The focal elements in your works are often vertical, which is counter to the horizontal lines that landscapes often abide by. Could you tell us a little more about this?
I think of the verticals as trees and I’m interested in what it feels like to navigate the space around and between them. Equally important to the verticals, is the square shape of the canvases, which is also not typically associated with landscape. For me, using a square emphasizes the geometry in the work and heightens the idea that I am making my own constructions—related to, but ultimately separate from, the natural world.
Could you share the process and intentions of creating one of your artworks in the show? (Please share the title of the artwork)
In all of my paintings, I begin with both a particular structure, or composition, that I want to explore and an idea about color that comes from something I’ve observed in nature. In Locus, one of the pieces in the exhibit, the structure is an X, two perpendicular rows of six receding verticals that cross in the middle. The colors came from a memory of the strange kind of light that happens before a thunderstorm, where the sky turns dark and the light looks yellow/green.
What is some advice, feedback, or reflections that you would like to share with other artists?

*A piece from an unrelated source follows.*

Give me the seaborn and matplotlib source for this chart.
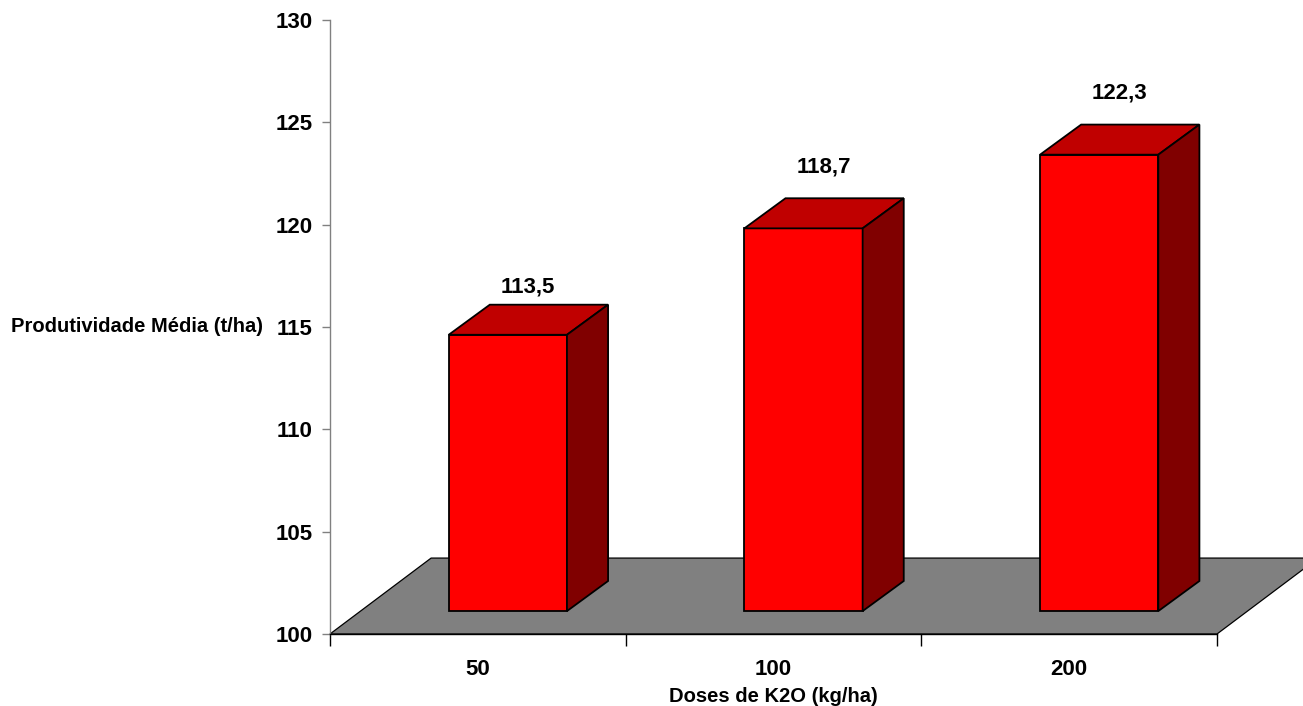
import matplotlib
matplotlib.use("Agg")
import pandas as pd
import matplotlib.pyplot as plt
from matplotlib.patches import Polygon, Rectangle
import seaborn as sns

# Dados do grafico
doses = ["50", "100", "200"]
produtividade = [113.5, 118.7, 122.3]
y_ticks = [100, 105, 110, 115, 120, 125, 130]
label_lift = [51, 61, 61]  # deslocamento do rotulo acima do valor (pontos)

base = 100

sns.set_style("ticks")
plt.rcParams["font.family"] = ["Liberation Sans", "DejaVu Sans"]
plt.rcParams["font.weight"] = "bold"
plt.rcParams["text.color"] = "black"
plt.rcParams["axes.labelcolor"] = "black"
plt.rcParams["xtick.labelcolor"] = "black"
plt.rcParams["ytick.labelcolor"] = "black"

fig = plt.figure(figsize=(13.03, 7.06), dpi=100)
ax = fig.add_axes([330 / 1303, 72 / 706, 887 / 1303, 614 / 706])

# deslocamentos do efeito 3D (em unidades de dados)
floor_dx, floor_dy = 0.342, 3.71
bar_dx, bar_dy = 0.1015, 1.12
depth_dx, depth_dy = 0.139, 1.47

df = pd.DataFrame({"dose": doses, "prod": produtividade})
df["altura"] = df["prod"] - base

sns.barplot(data=df, x="dose", y="altura", bottom=base + bar_dy, width=0.4,
            color="#ff0000", saturation=1, edgecolor="black", linewidth=1.3,
            ax=ax, zorder=3)
ax.set_xlim(-0.5, 2.5)
ax.set_ylim(100, 130)

bars = [p for p in ax.patches if isinstance(p, Rectangle)]

# piso cinza
floor = Polygon([(-0.5, base), (2.5, base), (2.5 + floor_dx, base + floor_dy),
                 (-0.5 + floor_dx, base + floor_dy)], closed=True,
                facecolor="#808080", edgecolor="black", lw=0.9,
                clip_on=False, zorder=1)
ax.add_patch(floor)

for p in bars:
    p.set_x(p.get_x() + bar_dx)
    p.set_clip_on(False)
    x0 = p.get_x()
    x1 = x0 + p.get_width()
    y0 = p.get_y()
    y1 = y0 + p.get_height()
    top = Polygon([(x0, y1), (x1, y1), (x1 + depth_dx, y1 + depth_dy),
                   (x0 + depth_dx, y1 + depth_dy)], closed=True,
                  facecolor="#c00000", edgecolor="black", lw=1.3,
                  clip_on=False, zorder=3)
    side = Polygon([(x1, y0), (x1, y1), (x1 + depth_dx, y1 + depth_dy),
                    (x1 + depth_dx, y0 + depth_dy)], closed=True,
                   facecolor="#800000", edgecolor="black", lw=1.3,
                   clip_on=False, zorder=3)
    ax.add_patch(top)
    ax.add_patch(side)

# rotulos dos valores
for i, v in enumerate(produtividade):
    ax.annotate(f"{v:.1f}".replace(".", ","), xy=(i, v),
                xytext=(36, label_lift[i]), textcoords="offset points",
                ha="center", va="center", fontsize=16, fontweight="bold",
                color="black")

# eixos
ax.set_yticks(y_ticks)
ax.set_xticks([0, 1, 2])
ax.set_xticklabels(doses)
ax.set_xticks([-0.5, 0.5, 1.5, 2.5], minor=True)
ax.tick_params(axis="y", length=5.8, width=1, color="#808080", pad=6.5,
               labelsize=16, labelcolor="black")
ax.tick_params(axis="x", which="major", length=0, pad=18, labelsize=16,
               labelcolor="black")
ax.tick_params(axis="x", which="minor", length=8.6, width=1, color="black")

for s in ["top", "right"]:
    ax.spines[s].set_visible(False)
ax.spines["left"].set_color("#808080")
ax.spines["left"].set_linewidth(1)
ax.spines["bottom"].set_color("black")
ax.spines["bottom"].set_linewidth(1)

ax.set_ylabel("Produtividade Média (t/ha)", rotation=0, ha="right",
              va="center", fontsize=14.5, fontweight="bold", color="black")
ax.yaxis.set_label_coords(-0.0755, 0.5)
ax.set_xlabel("Doses de K2O (kg/ha)", fontsize=14.5, fontweight="bold",
              va="center", color="black")
ax.xaxis.set_label_coords(0.5, -0.101)

plt.savefig("out.png", dpi=100, facecolor="white")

As a painter, my experience and understanding of the world are formed through and deepened by my connection to my work. I have found that if I go too long without painting or drawing, I don’t feel fully present in my life. For me, working consistently is best—a few hours in the studio every day is much better than one or two long days each week. But I know many people who prefer to work in bursts—times of twelve hour studio days, and then times “off”—and that is equally viable. The most important thing is to figure out what works for you and do it, so that you keep making work. Lean into what your natural inclinations are, rather than fighting them. And within that zone, push yourself as far as you can go.
Do you have any upcoming exhibitions or events?
My upcoming solo show, “Still It Grows” at Rick Wester Fine Art in NYC runs from February 10 to April 2, 2022.